Jesus, encontrando novamente o homem, se identifica e aí, sim, faz uma advertência: “olha que você já está curado. Não peque mais para que não lhe suceda coisa pior”. Ou seja, a cura não se esgotava em si mesma, mas era o início de um processo, era a perspectiva de uma nova vida, novos valores. A cura poderia ser o marco inicial de uma nova realidade, de uma vida inteiramente nova.
3 – Aplicação
Gostaria de refletir um pouco na aplicação dessas conclusões em nossas vidas, sob duas óticas diferentes: sob o ponto de vista do homem, quando estamos à frente de um problema, buscando solução, e na posição de Jesus, quando nos encontramos na posição de podermos ser a solução.

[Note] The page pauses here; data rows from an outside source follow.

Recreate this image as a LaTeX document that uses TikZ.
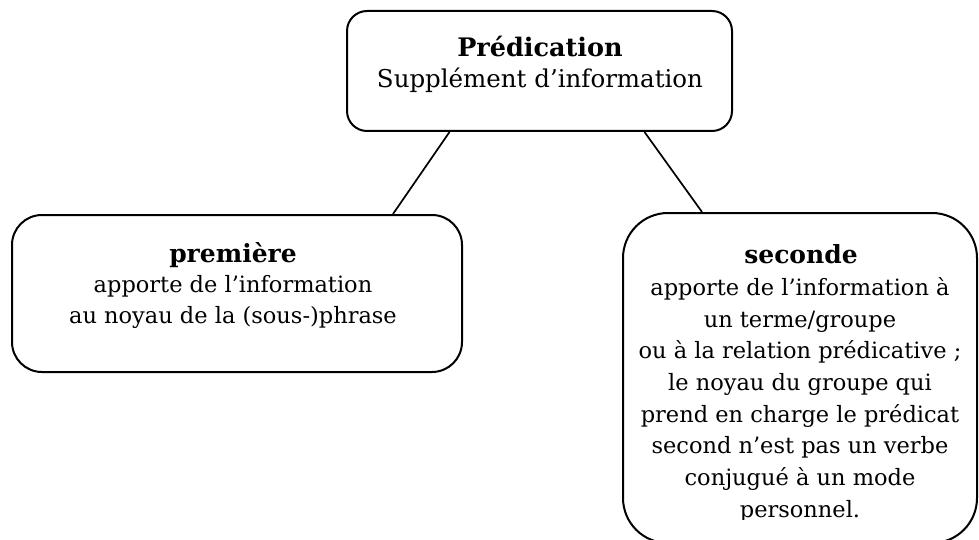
\documentclass[tikz,border=0pt]{standalone}
\usepackage{fontspec}
\setmainfont{DejaVu Serif}
\begin{document}
\begin{tikzpicture}[x=1pt,y=-1pt,
  box/.style={draw=black, line width=2pt, fill=white, rounded corners=#1, inner sep=0pt},
  box/.default=20pt,
  txt/.style={anchor=base, inner sep=0pt, font=\fontsize{22.5}{28}\selectfont},
  toptxt/.style={txt, font=\fontsize{24.5}{30}\selectfont},
  head/.style={txt, font=\fontsize{25}{30}\selectfont\bfseries},
  link/.style={line width=1.7pt}]
\useasboundingbox (0,0) rectangle (979,540);
\clip (0,0) rectangle (979,540);

% boxes
\node[box=20pt, minimum width=385pt, minimum height=120pt] (pred) at (539.5,71) {};
\node[box=30pt, minimum width=450pt, minimum height=157pt] (prem) at (237,293.5) {};
\node[box=45pt, minimum width=354pt, minimum height=330pt] (sec) at (800,378) {};

% connectors
\draw[link] ([xshift=-90pt]pred.south) -- ([xshift=156pt]prem.north);
\draw[link] ([xshift=105pt]pred.south) -- ([xshift=-98pt]sec.north);

% top box text
\node[head, font=\fontsize{25.5}{30}\selectfont\bfseries] (predh) at (540,57) {Prédication};
\node[toptxt] (predt) at (540,88) {Supplément d’information};

% left box text
\node[head] (premh) at (233,262) {première};
\node[txt] (prem1) at (233,292) {apporte de l’information};
\node[txt] (prem2) at (233,323) {au noyau de la (sous-)phrase};

% right box text, cut at the lower edge of its frame
\begin{scope}
\clip (600,200) rectangle (979,519);
\node[head] (sech) at (801,263) {seconde};
\node[txt] (sec1) at (800,295) {apporte de l’information à};
\node[txt] (sec2) at (800,327) {un terme/groupe};
\node[txt] (sec3) at (800,358) {ou à la relation prédicative ;};
\node[txt] (sec4) at (800,390) {le noyau du groupe qui};
\node[txt] (sec5) at (800,422) {prend en charge le prédicat};
\node[txt] (sec6) at (800,453) {second n’est pas un verbe};
\node[txt] (sec7) at (800,485) {conjugué à un mode};
\node[txt] (sec8) at (800,517) {personnel.};
\end{scope}
\end{tikzpicture}
\end{document}
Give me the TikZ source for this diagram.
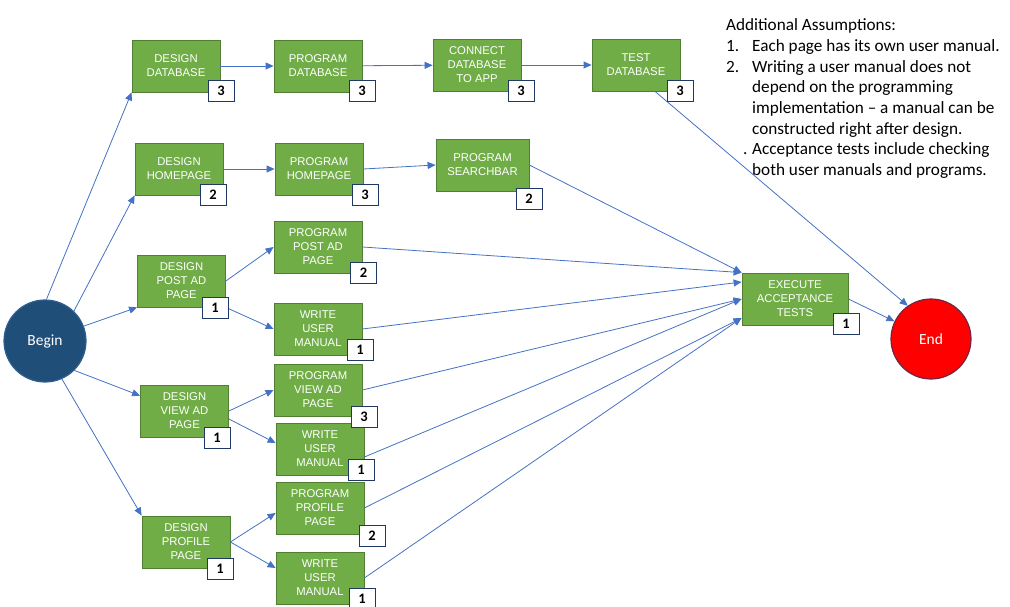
\documentclass[tikz,border=0pt]{standalone}
\usepackage{fontspec}
\setmainfont{Carlito}
\newfontfamily\arialfont{Liberation Sans}
\usetikzlibrary{shapes,arrows.meta}
\definecolor{taskgreen}{HTML}{70AD47}
\definecolor{taskline}{HTML}{507E32}
\definecolor{arrowblue}{HTML}{4472C4}
\definecolor{beginblue}{HTML}{1F4E79}
\definecolor{beginline}{HTML}{2E5F8E}
\definecolor{endred}{HTML}{FF0000}
\definecolor{endline}{HTML}{6E2846}
\definecolor{daysline}{HTML}{1F3864}
\tikzset{
	task/.style     = {draw=taskline, fill=taskgreen, line width=0.8pt, rectangle,
		minimum width=88pt, minimum height=52pt, inner sep=0pt, align=center,
		text=white, font=\arialfont\fontsize{11.3}{14}\selectfont},
	days/.style     = {draw=daysline, fill=white, line width=0.9pt, rectangle,
		minimum width=26pt, minimum height=21pt, inner sep=0pt, text=black,
		font=\bfseries\fontsize{14.5}{16}\selectfont},
	startnode/.style = {draw=beginline, fill=beginblue, circle, line width=1.2pt,
		minimum size=82pt, inner sep=0pt, text=white, font=\fontsize{15.5}{18}\selectfont},
	endnode/.style   = {draw=endline, fill=endred, circle, line width=1.2pt,
		minimum size=80pt, inner sep=0pt, text=white, font=\fontsize{15.5}{18}\selectfont},
	note/.style     = {anchor=north west, inner sep=0pt, align=left, text=black,
		font=\fontsize{17.2}{20.7}\selectfont}
}

\begin{document}
\begin{tikzpicture}[x=1pt, y=-1pt, >={Triangle[length=8pt,width=7pt]}]
	\useasboundingbox (0,0) rectangle (1010,607);
	\draw
	node at (45,341) [startnode] (bg) {Begin}
	node at (931,339) [endnode] (en) {End}
	node at (176,66) [task] (dd) {DESIGN\\DATABASE}
	node at (318,66) [task] (pd) {PROGRAM\\DATABASE}
	node at (477,65) [task] (cd) {CONNECT\\DATABASE\\TO APP}
	node at (636,65) [task] (td) {TEST\\DATABASE}
	node at (179,169) [task] (dh) {DESIGN\\HOMEPAGE}
	node at (319,169) [task] (ph) {PROGRAM\\HOMEPAGE}
	node at (482.5,165) [task, minimum width=93pt] (ps) {PROGRAM\\SEARCHBAR}
	node at (181.5,281) [task] (dpa) {DESIGN\\POST AD\\PAGE}
	node at (318,247) [task] (ppa) {PROGRAM\\POST AD\\PAGE}
	node at (318,329) [task] (wpa) {WRITE\\USER\\MANUAL}
	node at (184.5,411) [task] (dva) {DESIGN\\VIEW AD\\PAGE}
	node at (318,390) [task] (pva) {PROGRAM\\VIEW AD\\PAGE}
	node at (320,449) [task] (wva) {WRITE\\USER\\MANUAL}
	node at (186,542) [task] (dpp) {DESIGN\\PROFILE\\PAGE}
	node at (320,508) [task] (ppp) {PROGRAM\\PROFILE\\PAGE}
	node at (320,578) [task] (wpp) {WRITE\\USER\\MANUAL}
	node at (795,299) [task, minimum width=106pt] (eat) {EXECUTE\\ACCEPTANCE\\TESTS}
	node at (726,18.5) [note] (notes) {Additional Assumptions:\\
		\makebox[26pt][l]{1.}Each page has its own user manual.\\
		\makebox[26pt][l]{2.}Writing a user manual does not\\
		\hspace*{26pt}depend on the programming\\
		\hspace*{26pt}implementation – a manual can be\\
		\hspace*{26pt}constructed right after design.\\
		\makebox[26pt][l]{\hspace*{17pt}.}Acceptance tests include checking\\
		\hspace*{26pt}both user manuals and programs.}
	;
	\begin{scope}[color=arrowblue, line width=0.8pt]
	\draw[->](bg.88)--(dd.south west);
	\draw[->](bg.46)--(dh.south west);
	\draw[->](bg.21)--(dpa.south west);
	\draw[->](bg.-45)--(dva.161);
	\draw[->](bg.-66)--(dpp.north west);
	\draw[->](dd)--(pd);
	\draw[->](pd)--(cd);
	\draw[->](cd)--(td);
	\draw[->](dh)--(ph);
	\draw[->](ph.east)--(ps.west);
	\draw[->](dpa.east)--(ppa.west);
	\draw[->](dpa.south east)--(wpa.west);
	\draw[->](dva.east)--(pva.west);
	\draw[->]([yshift=-8pt]dva.east)--([yshift=6pt]wva.west);
	\draw[->](dpp.east)--([yshift=-5pt]ppp.west);
	\draw[->](dpp.east)--([yshift=10pt]wpp.west);
	\draw[->](ps.east)--(eat.north west);
	\draw[->](ppa.east)--(eat.north west);
	\draw[->](wpa.east)--([yshift=17pt]eat.west);
	\draw[->](pva.east)--(eat.west);
	\draw[->]([yshift=-8pt]wva.east)--(eat.west);
	\draw[->](ppp.east)--([yshift=-19pt]eat.west);
	\draw[->](wpp.east)--([yshift=-19pt]eat.west);
	\draw[->]([xshift=19pt]td.south)--(en.125);
	\draw[->](eat.east)--(en);
	\end{scope}
	% durations
	\draw
	node at (221,90.5) [days] (ddn) {3}
	node at (362,90.5) [days] (pdn) {3}
	node at (521,90.5) [days] (cdn) {3}
	node at (680,90.5) [days] (tdn) {3}
	node at (213,194.5) [days] (dhn) {2}
	node at (365,194.5) [days] (phn) {3}
	node at (529,198.5) [days] (psn) {2}
	node at (215,307.5) [days] (dpan) {1}
	node at (363.5,272.5) [days] (ppan) {2}
	node at (360,349.5) [days] (wpan) {1}
	node at (217,437.5) [days] (dvan) {1}
	node at (364,416.5) [days] (pvan) {3}
	node at (361,469.5) [days] (wvan) {1}
	node at (220,568.5) [days] (dppn) {1}
	node at (372,535.5) [days] (pppn) {2}
	node at (362,598.5) [days] (wppn) {1}
	node at (846,323.5) [days] (eatn) {1}
	;
\end{tikzpicture}
\end{document}
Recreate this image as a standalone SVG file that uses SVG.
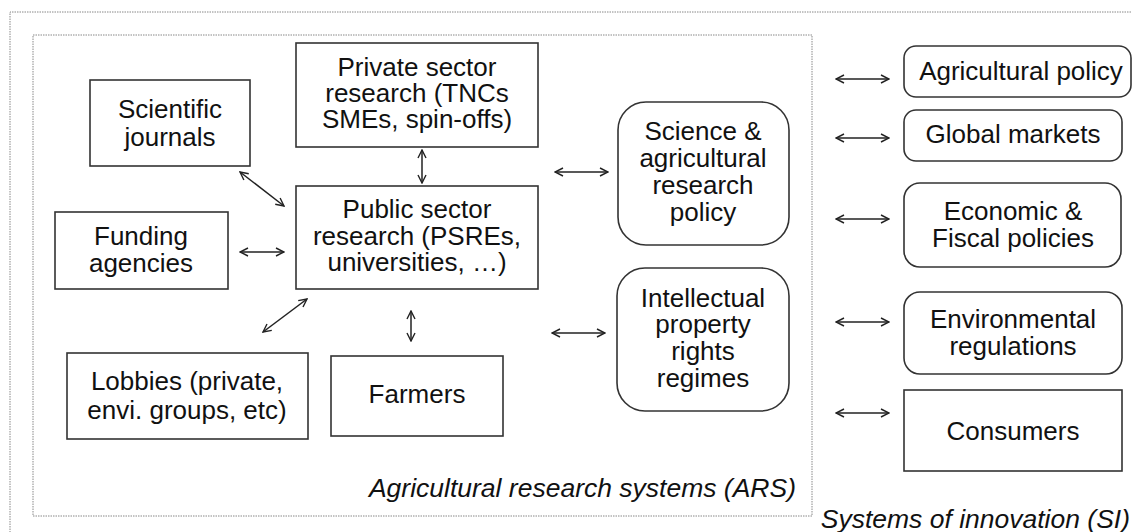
<svg xmlns="http://www.w3.org/2000/svg" width="1132" height="532" viewBox="0 0 1132 532">
<defs>
<marker id="ah" viewBox="0 0 10 10" refX="9" refY="5" markerWidth="10" markerHeight="10" markerUnits="userSpaceOnUse" orient="auto-start-reverse">
<path d="M1,1 L9,5 L1,9" fill="none" stroke="#222" stroke-width="1.4"/>
</marker>
</defs>
<style>
.box{fill:#fff;stroke:#333;stroke-width:1.6}
.t{font-family:"Liberation Sans",Arial,sans-serif;font-size:26px;fill:#111;text-anchor:middle}
.it{font-family:"Liberation Sans",Arial,sans-serif;font-size:26.5px;font-style:italic;fill:#111}
.dot{fill:none;stroke:#888;stroke-width:1;stroke-dasharray:1.5 1}
.c{stroke:#222;stroke-width:1.5;fill:none;marker-start:url(#ah);marker-end:url(#ah)}
</style>
<rect width="1132" height="532" fill="#fff"/>
<g id="si-frame">
<path class="dot" d="M10,540 L10,12 L1140,12"/>
<text class="it" x="1130" y="528" text-anchor="end">Systems of innovation (SI)</text>
</g>
<g id="ars-frame">
<rect class="dot" x="33" y="35" width="779" height="481"/>
<text class="it" x="796" y="497" text-anchor="end">Agricultural research systems (ARS)</text>
</g>
<g id="connectors">
<line class="c" x1="240" y1="172" x2="284" y2="206"/>
<line class="c" x1="240" y1="252" x2="284" y2="252"/>
<line class="c" x1="263" y1="332" x2="307" y2="299"/>
<line class="c" x1="422" y1="150" x2="422" y2="183"/>
<line class="c" x1="411" y1="311" x2="411" y2="341"/>
<line class="c" x1="555" y1="172" x2="608" y2="172"/>
<line class="c" x1="552" y1="333" x2="605" y2="333"/>
<line class="c" x1="836" y1="79" x2="889" y2="79"/>
<line class="c" x1="836" y1="138" x2="889" y2="138"/>
<line class="c" x1="836" y1="219" x2="889" y2="219"/>
<line class="c" x1="836" y1="322" x2="889" y2="322"/>
<line class="c" x1="836" y1="413" x2="889" y2="413"/>
</g>
<g id="scientific-journals">
<rect class="box" x="90" y="80" width="160" height="86"/>
<text class="t" x="170" y="118">Scientific</text>
<text class="t" x="170" y="146">journals</text>
</g>
<g id="private-sector">
<rect class="box" x="296" y="43" width="242" height="104"/>
<text class="t" x="417" y="76">Private sector</text>
<text class="t" x="417" y="102">research (TNCs</text>
<text class="t" x="417" y="128">SMEs, spin-offs)</text>
</g>
<g id="public-sector">
<rect class="box" x="296" y="186" width="242" height="103"/>
<text class="t" x="417" y="218">Public sector</text>
<text class="t" x="417" y="245">research (PSREs,</text>
<text class="t" x="417" y="271">universities, …)</text>
</g>
<g id="funding-agencies">
<rect class="box" x="55" y="212" width="173" height="77"/>
<text class="t" x="141" y="245">Funding</text>
<text class="t" x="141" y="272">agencies</text>
</g>
<g id="lobbies">
<rect class="box" x="67" y="353" width="241" height="86"/>
<text class="t" x="187" y="390">Lobbies (private,</text>
<text class="t" x="187" y="419">envi. groups, etc)</text>
</g>
<g id="farmers">
<rect class="box" x="331" y="356" width="172" height="80"/>
<text class="t" x="417" y="403">Farmers</text>
</g>
<g id="science-policy">
<rect class="box" x="618" y="102" width="171" height="143" rx="28"/>
<text class="t" x="703" y="140">Science &amp;</text>
<text class="t" x="703" y="167">agricultural</text>
<text class="t" x="703" y="194">research</text>
<text class="t" x="703" y="221">policy</text>
</g>
<g id="ipr-regimes">
<rect class="box" x="617" y="268" width="172" height="143" rx="28"/>
<text class="t" x="703" y="307">Intellectual</text>
<text class="t" x="703" y="333">property</text>
<text class="t" x="703" y="360">rights</text>
<text class="t" x="703" y="387">regimes</text>
</g>
<g id="agricultural-policy">
<rect class="box" x="904" y="46" width="227" height="51" rx="12"/>
<text class="t" x="1021" y="80">Agricultural policy</text>
</g>
<g id="global-markets">
<rect class="box" x="904" y="110" width="218" height="51" rx="12"/>
<text class="t" x="1013" y="143">Global markets</text>
</g>
<g id="economic-fiscal">
<rect class="box" x="904" y="183" width="217" height="84" rx="16"/>
<text class="t" x="1013" y="220">Economic &amp;</text>
<text class="t" x="1013" y="247">Fiscal policies</text>
</g>
<g id="environmental-regulations">
<rect class="box" x="904" y="292" width="218" height="82" rx="16"/>
<text class="t" x="1013" y="328">Environmental</text>
<text class="t" x="1013" y="355">regulations</text>
</g>
<g id="consumers">
<rect class="box" x="904" y="390" width="218" height="81"/>
<text class="t" x="1013" y="440">Consumers</text>
</g>
</svg>
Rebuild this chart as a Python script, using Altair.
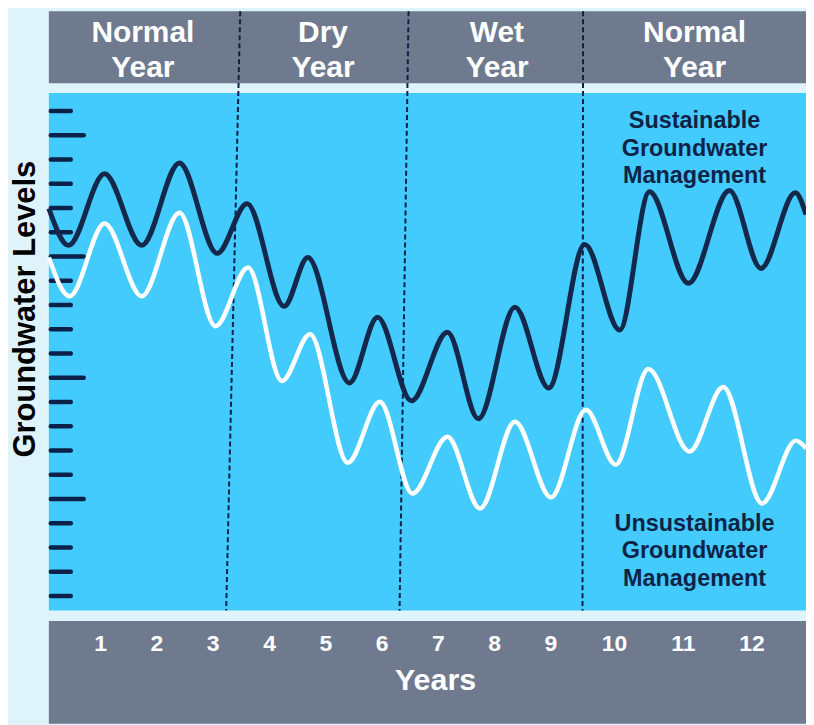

Muitas vezes, frente a problemas e desafios, ou nos conformamos com o problema ou, como aquele homem, nos acomodamos na solução. A perseverança do homem foi recompensada pela cura, mas ela veio não de onde ele estava esperando. A corrida pelo mergulho parecia ser a única solução possível. O costume e a vontade de ser curado o impediam de ver novas possibilidades, novas opções de cura. Jesus estava ao seu lado mas até aquele momento representava só alguém que poderia ouvir suas justificativas e talvez amenizar sua frustração ou sentimento de culpa por não ser capaz de resolver seu problema. Foi preciso que Jesus o trouxesse ao foco novamente: o que você quer? Ser o primeiro a alcançar a água ou ser curado? Por costume ou tradição muitas vezes nos prendemos mais ao método do que à solução efetiva do problema. Jesus nos chama de volta ao ponto central: o que você realmente precisa? Qual é na realidade o problema que precisa ser resolvido? Se ficarmos congelados nas expectativas tradicionais podemos perder a perspectiva de solução, que pode estar ao nosso lado, ou ao nosso alcance, mas não percebemos. Muitas vezes nos recusamos a aceitar a solução porque ela não vem de onde pensávamos que deveria vir. Nossas expectativas nos cegam em relação às perspectivas reais que se nos apresentam. Para que sejamos trazidos de volta à questão principal precisamos apenas responder: queremos ser curados? Essa é a pergunta e a resposta importantes.
O outro lado da questão diz respeito à nossa disponibilidade. Jesus sentiu a necessidade do homem e o curou. Não pediu sua adesão, que o seguisse, que deixasse aquele lugar, nem mesmo se identificou no primeiro momento. Quando a oportunidade de fazer o bem se nos apresenta, estamos sempre disponíveis para agir? Somos desprendidos para simplesmente atendermos às necessidades daqueles que nos demandam, ou preconceitos e diferenças entre os valores dos envolvidos nos impedem ou bloqueiam nossa ação? Dispomo-nos incondicionalmente aos outros, ou somos levados por segundas intenções, aguardando, mesmo que inconscientemente, recompensas, reconhecimento ou adesão?
Assim como Jesus trouxe perspectiva à expectativa daquele enfermo, também nos desafia a termos a sabedoria para discernirmos, frente a cada situação, qual a melhor maneira de sermos o sinal da presença do Reino em nosso meio.
Quer estejamos buscando alívio às nossas angústias, quer estejamos nos dispondo a oferecermos o alívio para as angústias de outros, não deixemos que as nossas expectativas ceguem as perspectivas que Deus coloca ao nosso lado.